Structural biology methods have determined 3D structures of many proteins describing their mechanism of action and providing insights into their biological function. In recent years, the link between structure and function has changed with the identification of intrinsically disordered proteins (IDPs) and regions (IDRs). These proteins do not have a defined structure but can specifically interact with their partners. Such interactions are being identified as important regulators in mammalian biology and there is great interest in their druggability. However, the identification of ligands that bind to IDPs or IDRs has been challenging.
Fragment-based lead discovery (FBLD) offers numerous advantages over conventional compound screening techniques. As well as sampling a potentially larger chemical space, fragments are more likely to bind to a protein, though with lower affinity. This requires biophysical methods to detect and characterise binding and this is the focus of this thesis.

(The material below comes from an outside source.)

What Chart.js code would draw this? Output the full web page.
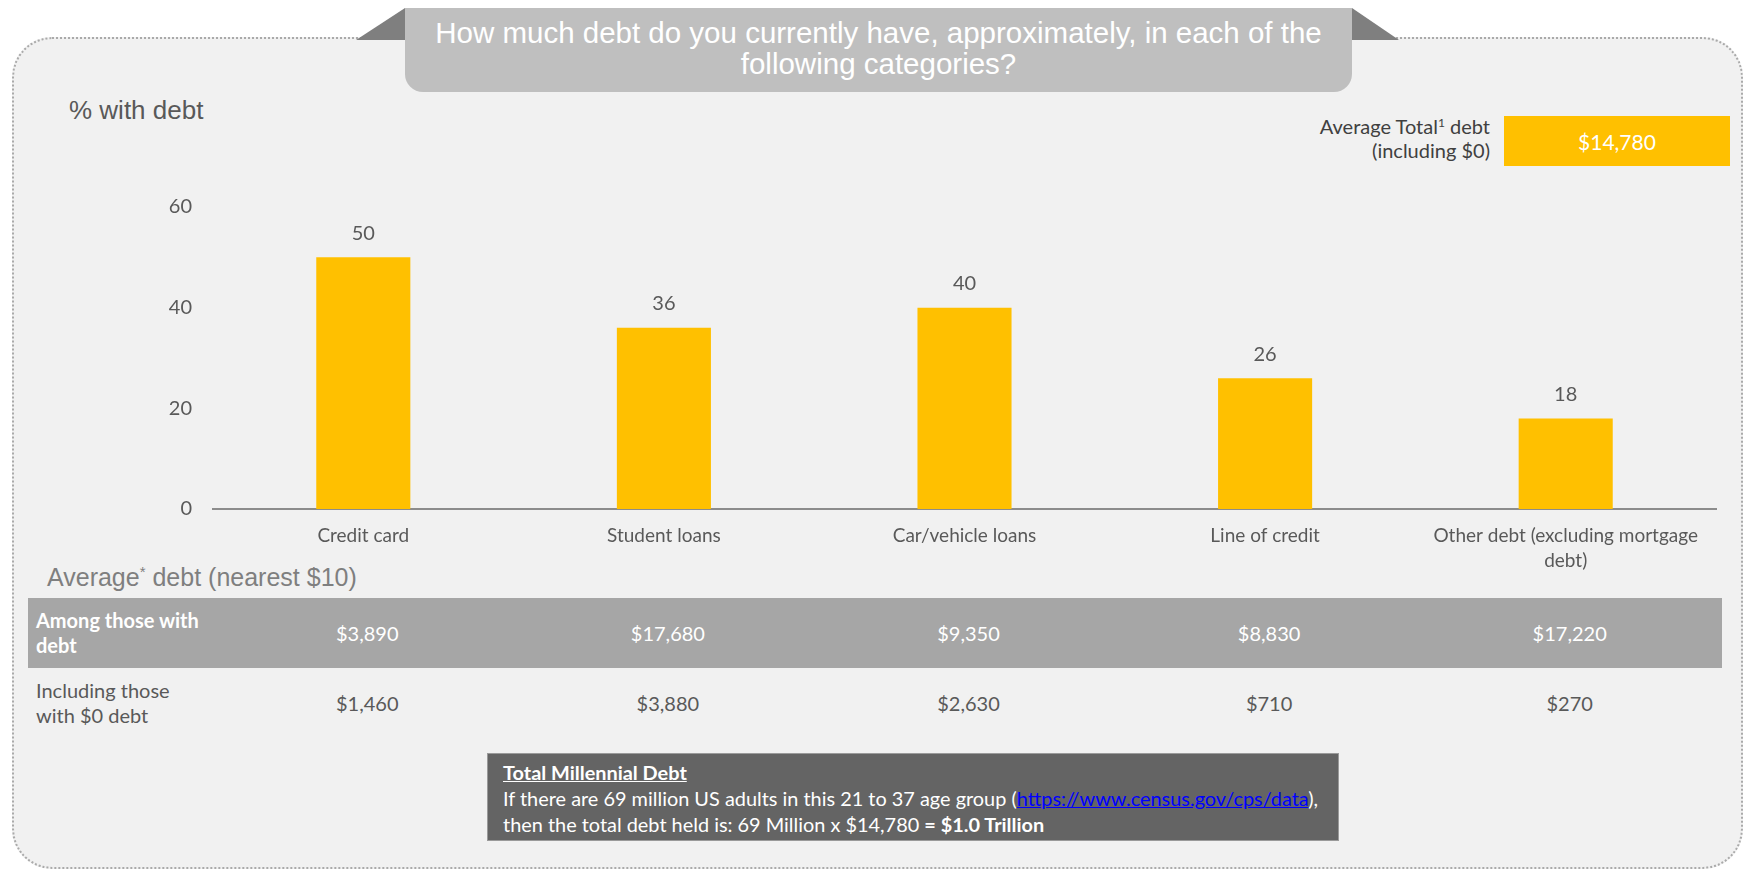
<!DOCTYPE html>
<html>
<head>
<meta charset="utf-8">
<script src="https://cdn.jsdelivr.net/npm/chart.js@4.4.1/dist/chart.umd.min.js"></script>
<style>
  html, body { margin: 0; padding: 0; background: #fff; }
  body { width: 1746px; height: 872px; position: relative; overflow: hidden; font-family: Lato, sans-serif; }
  .abs { position: absolute; }
  #panel { left: 12px; top: 37px; width: 1727px; height: 828px; border: 2px dotted #aaaaaa; border-radius: 40px; background: #f1f1f1; }
  .fold { background: #7f7f7f; width: 49px; height: 32px; top: 8px; }
  #foldLeft { left: 356px; clip-path: polygon(100% 0, 100% 100%, 0 100%); }
  #foldRight { left: 1352px; width: 47px; clip-path: polygon(0 0, 100% 100%, 0 100%); }
  #titleBox { left: 405px; top: 8px; width: 947px; height: 84px; background: #bfbfbf; border-radius: 0 0 18px 18px; }
  #title { left: 405px; top: 17px; width: 947px; text-align: center; color: #fff; font: 29.5px/31px "Liberation Sans", Arial, sans-serif; }
  #pctTitle { left: 69px; top: 97px; color: #595959; font: 26px/26px "Liberation Sans", Arial, sans-serif; }
  #avgTitle { left: 47px; top: 565px; color: #7f7f7f; font: 25px/25px "Liberation Sans", Arial, sans-serif; }
  sup { font-size: 60%; line-height: 0; vertical-align: 0.6em; }
  #totalLabel { right: 256px; top: 114px; text-align: right; color: #404040; font-size: 20px; line-height: 24px; }
  #totalBox { left: 1504px; top: 116px; width: 226px; height: 50px; background: #ffc000; color: #fff; font-size: 21px; display: flex; align-items: center; justify-content: center; }
  #rowDark { left: 28px; top: 598px; width: 1694px; height: 70px; background: #a6a6a6; }
  .rowHead { left: 36px; font-size: 20px; line-height: 25px; }
  .cell { width: 200px; margin-left: -100px; text-align: center; font-size: 20px; line-height: 25px; }
  #note { left: 487px; top: 753px; width: 835px; height: 81px; padding: 5px 0 0 15px; background: #646464; border: 1px solid #9a9a9a; color: #fff; font-size: 19.9px; line-height: 26px; }
  #note a { color: #0000ff; }
  #chartCanvas { position: absolute; left: 0; top: 150px; }
</style>
</head>
<body>
<div id="panel" class="abs"></div>
<div id="foldLeft" class="abs fold"></div>
<div id="foldRight" class="abs fold"></div>
<div id="titleBox" class="abs"></div>
<div id="title" class="abs">How much debt do you currently have, approximately, in each of the<br>following categories?</div>
<div id="pctTitle" class="abs">% with debt</div>
<div id="totalLabel" class="abs">Average Total<sup>1</sup> debt<br>(including $0)</div>
<div id="totalBox" class="abs"></div>
<div id="avgTitle" class="abs">Average<sup>*</sup> debt (nearest $10)</div>
<div id="rowDark" class="abs"></div>
<div class="abs rowHead" style="top:608px;color:#fff;font-weight:bold">Among those with<br>debt</div>
<div class="abs rowHead" style="top:678px;color:#595959">Including those<br>with $0 debt</div>
<div id="cells"></div>
<div id="note" class="abs"><b><u>Total Millennial Debt</u></b><br>If there are 69 million US adults in this 21 to 37 age group (<a href="#">https://www.census.gov/cps/data</a>),<br>then the total debt held is: 69 Million x $14,780 <b>= $1.0 Trillion</b></div>
<canvas id="chartCanvas" width="1746" height="430"></canvas>
<script>
// chart data
let categories = ['Credit card', 'Student loans', 'Car/vehicle loans', 'Line of credit', ['Other debt (excluding mortgage', 'debt)']]
let pctWithDebt = [50, 36, 40, 26, 18]
let yTicks = [0, 20, 40, 60]

// table under the chart (dollars)
let avgAmongWithDebt = [3890, 17680, 9350, 8830, 17220]
let avgIncludingZero = [1460, 3880, 2630, 710, 270]
let avgTotalDebt = 14780

let money = v => '$' + v.toLocaleString('en-US')
document.querySelector('#totalBox').textContent = money(avgTotalDebt)

// value labels above each bar
let barValueLabels = {
    id: 'barValueLabels',
    afterDatasetsDraw(chart) {
        let ctx = chart.ctx
        let meta = chart.getDatasetMeta(0)
        ctx.save()
        ctx.font = '20px Lato'
        ctx.fillStyle = '#595959'
        ctx.textAlign = 'center'
        ctx.textBaseline = 'middle'
        meta.data.forEach((bar, i) => {
            ctx.fillText(pctWithDebt[i], bar.x, bar.y - 24)
        })
        ctx.restore()
    }
}

let ctx = document.querySelector('#chartCanvas').getContext('2d')
let debtChart = new Chart(ctx, {
    type: 'bar',
    data: {
        labels: categories,
        datasets: [{
            data: pctWithDebt,
            backgroundColor: '#ffc000',
            categoryPercentage: 1,
            barPercentage: 0.313
        }]
    },
    options: {
        responsive: false,
        animation: false,
        layout: { padding: { left: 0, right: 30, top: 57, bottom: 0 } },
        plugins: { legend: { display: false }, tooltip: { enabled: false } },
        scales: {
            x: {
                grid: { display: false, drawTicks: false },
                border: { display: true, color: '#8c8c8c', width: 2 },
                ticks: { color: '#595959', font: { family: 'Lato', size: 19, lineHeight: 1.32 }, padding: 14, maxRotation: 0, autoSkip: false },
                afterFit: scale => { scale.height = 71 }
            },
            y: {
                min: 0,
                max: 60,
                grid: { display: false, drawTicks: false },
                border: { display: false },
                afterBuildTicks: scale => { scale.ticks = yTicks.map(v => ({ value: v })) },
                ticks: { color: '#595959', font: { family: 'Lato', size: 20 }, padding: 21 },
                afterFit: scale => { scale.width = 213 }
            }
        }
    },
    plugins: [barValueLabels]
})

// place the table cells under each category using the chart's x scale
let cells = document.querySelector('#cells')
let xScale = debtChart.scales.x
categories.forEach((c, i) => {
    let x = xScale.getPixelForValue(i) + 4
    let top1 = document.createElement('div')
    top1.className = 'abs cell'
    top1.style.left = x + 'px'
    top1.style.top = '621px'
    top1.style.color = '#fff'
    top1.textContent = money(avgAmongWithDebt[i])
    cells.appendChild(top1)
    let top2 = document.createElement('div')
    top2.className = 'abs cell'
    top2.style.left = x + 'px'
    top2.style.top = '691px'
    top2.style.color = '#595959'
    top2.textContent = money(avgIncludingZero[i])
    cells.appendChild(top2)
})
</script>
</body>
</html>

Two IDPs were studied with their literature-reported compounds:
1. Aggregation-prone tau K18 was screened against literature ligands by NMR spectroscopy. One ligand was identified as binding and its analogues were further examined using NMR, MST and SPR. Electrophilic fragment screening by MS and NMR yielded several covalent hits, whereas an SPR-based screen yielded no hits.

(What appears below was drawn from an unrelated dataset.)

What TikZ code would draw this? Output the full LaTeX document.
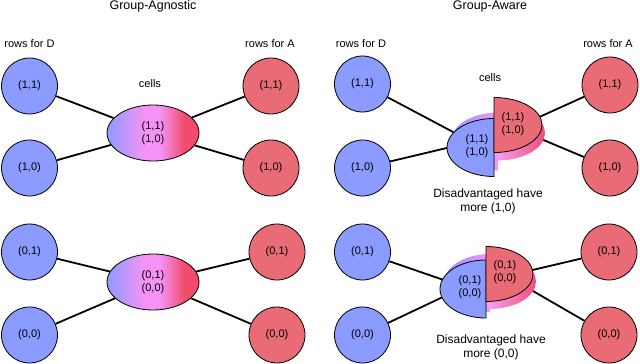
\documentclass[tikz,border=0pt]{standalone}
\usepackage{fontspec}
\setmainfont{Liberation Sans}
\usetikzlibrary{shapes.geometric}
\definecolor{dblue}{HTML}{8C9BFF}
\definecolor{ared}{HTML}{E86B76}
\definecolor{mpink}{HTML}{F592F5}
\definecolor{rpink}{HTML}{F24C6C}
\definecolor{shblue}{HTML}{9C8CFF}
\definecolor{shpink}{HTML}{F09AF5}
\definecolor{shlpink}{HTML}{F5A0F0}
\definecolor{shred}{HTML}{F04C78}
\pgfdeclarehorizontalshading{cellshade}{100bp}{color(0bp)=(dblue); color(25bp)=(dblue); color(45bp)=(mpink); color(54bp)=(mpink); color(67bp)=(rpink); color(100bp)=(rpink)}
\begin{document}
\begin{tikzpicture}[x=1pt,y=-1pt,
  dcirc/.style={circle,draw=black,line width=0.8pt,fill=dblue,minimum size=56pt,inner sep=0pt,font=\fontsize{11}{13}\selectfont},
  acirc/.style={dcirc,fill=ared},
  cellell/.style={ellipse,draw=black,line width=0.8pt,minimum width=92pt,minimum height=56pt,inner sep=0pt,
    shading=cellshade,align=center,font=\fontsize{11}{12.5}\selectfont},
  conn/.style={line width=1.8pt},
  ttl/.style={anchor=base,font=\fontsize{12.5}{14}\selectfont},
  lbl/.style={anchor=base,font=\fontsize{11}{13}\selectfont},
  celltxt/.style={align=center,inner sep=0pt,font=\fontsize{11}{12.5}\selectfont},
  note/.style={align=center,inner sep=0pt,font=\fontsize{12}{14}\selectfont},
  halfb/.style={fill=dblue,draw=black,line width=0.8pt},
  halfr/.style={fill=ared,draw=black,line width=0.8pt}
]
\useasboundingbox (0,0) rectangle (640,364);

% titles and labels
\node[ttl] (t1) at (153,9.3) {Group-Agnostic};
\node[ttl] (t2) at (490,9.3) {Group-Aware};
\node[lbl] (lD1) at (29.5,47.3) {rows for D};
\node[lbl] (lA1) at (270,47.3) {rows for A};
\node[lbl] (lD2) at (361,47.3) {rows for D};
\node[lbl] (lA2) at (608,47.3) {rows for A};
\node[lbl] (lc1) at (150,87.3) {cells};
\node[lbl] (lc2) at (490,81) {cells};

% left panel circles
\node[dcirc] (d11) at (29.5,86) {(1,1)};
\node[dcirc] (d10) at (29.5,168) {(1,0)};
\node[dcirc] (d01) at (29.5,252) {(0,1)};
\node[dcirc] (d00) at (29.5,335) {(0,0)};
\node[acirc] (a11) at (271,86) {(1,1)};
\node[acirc] (a10) at (271,168) {(1,0)};
\node[acirc] (a01) at (277,252) {(0,1)};
\node[acirc] (a00) at (277,335) {(0,0)};

% left panel cells
\node[cellell] (c1) at (153,133) {(1,1)\\(1,0)};
\node[cellell] (c2) at (153,282) {(0,1)\\(0,0)};
\foreach \n in {d11,d10,a11,a10} \draw[conn] (\n) -- (c1);
\foreach \n in {d01,d00,a01,a00} \draw[conn] (\n) -- (c2);

% right panel circles
\node[dcirc] (e11) at (362.5,84) {(1,1)};
\node[dcirc] (e10) at (362.5,168) {(1,0)};
\node[dcirc] (e01) at (362.5,252) {(0,1)};
\node[dcirc] (e00) at (362.5,335) {(0,0)};
\node[acirc] (b11) at (610,85) {(1,1)};
\node[acirc] (b10) at (610,168) {(1,0)};
\node[acirc] (b01) at (609,252) {(0,1)};
\node[acirc] (b00) at (609,335) {(0,0)};

% connector targets inside the half cells
\coordinate (tbT) at (472,142);
\coordinate (trT) at (515,128);
\coordinate (tbB) at (464,287);
\coordinate (trB) at (507,276);
\draw[conn] (e11) -- (tbT);
\draw[conn] (e10) -- (tbT);
\draw[conn] (b11) -- (trT);
\draw[conn] (b10) -- (trT);
\draw[conn] (e01) -- (tbB);
\draw[conn] (e00) -- (tbB);
\draw[conn] (b01) -- (trB);
\draw[conn] (b00) -- (trB);

% top split cell
\shade[left color=shblue,right color=shpink] (498,112.5) arc[start angle=270,end angle=90,x radius=47,y radius=29] -- cycle;
\shade[left color=shlpink,right color=shred] (497,105.5) arc[start angle=-90,end angle=90,x radius=48,y radius=27.5] -- cycle;
\draw[halfb] (494,118.5) arc[start angle=270,end angle=90,x radius=47,y radius=29] -- cycle;
\draw[halfr] (494,97.5) arc[start angle=-90,end angle=90,x radius=48,y radius=27.5] -- cycle;
\node[celltxt] (hb1) at (477,146) {(1,1)\\(1,0)};
\node[celltxt] (hr1) at (513,124) {(1,1)\\(1,0)};
\node[note] (n1) at (488,201) {Disadvantaged have\\more (1,0)};

% bottom split cell
\shade[left color=shblue,right color=shpink] (490,254) arc[start angle=270,end angle=90,x radius=46,y radius=29] -- cycle;
\shade[left color=shlpink,right color=shred] (489,254) arc[start angle=-90,end angle=90,x radius=47,y radius=27.5] -- cycle;
\draw[halfb] (486,260) arc[start angle=270,end angle=90,x radius=46,y radius=29] -- cycle;
\draw[halfr] (486,246.5) arc[start angle=-90,end angle=90,x radius=47,y radius=27.5] -- cycle;
\node[celltxt] (hb2) at (470,287) {(0,1)\\(0,0)};
\node[celltxt] (hr2) at (505,272) {(0,1)\\(0,0)};
\node[note] (n2) at (491,347) {Disadvantaged have\\more (0,0)};
\end{tikzpicture}
\end{document}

2. One literature ligand was confirmed to bind to commercial cMyc peptide by NMR. Oncogenic cMyc peptides could not be produced for further studies due to degradation and purity problems.
Several fragment screens were also performed against IDP and IDR:
1. Hydrophilic acylated surface protein (HASPA), thought to be involved in leishmaniasis, was expressed and screened against a fragment library using NMR. The screening yielded no confirmed hits.
2. Protein Tyrosine Phosphatase 1B (PTP1B)(1-301) and (1-393), containing an IDR, was produced and investigated using NMR and SPR. 19F NMR fragment screening did not yield any hits binding to the IDR, whereas SPR identified several potentially IDR-directed fragments.
This study highlights the importance of orthogonal assays and direct observation of IDPs during the screening process in order to avoid potential artefacts.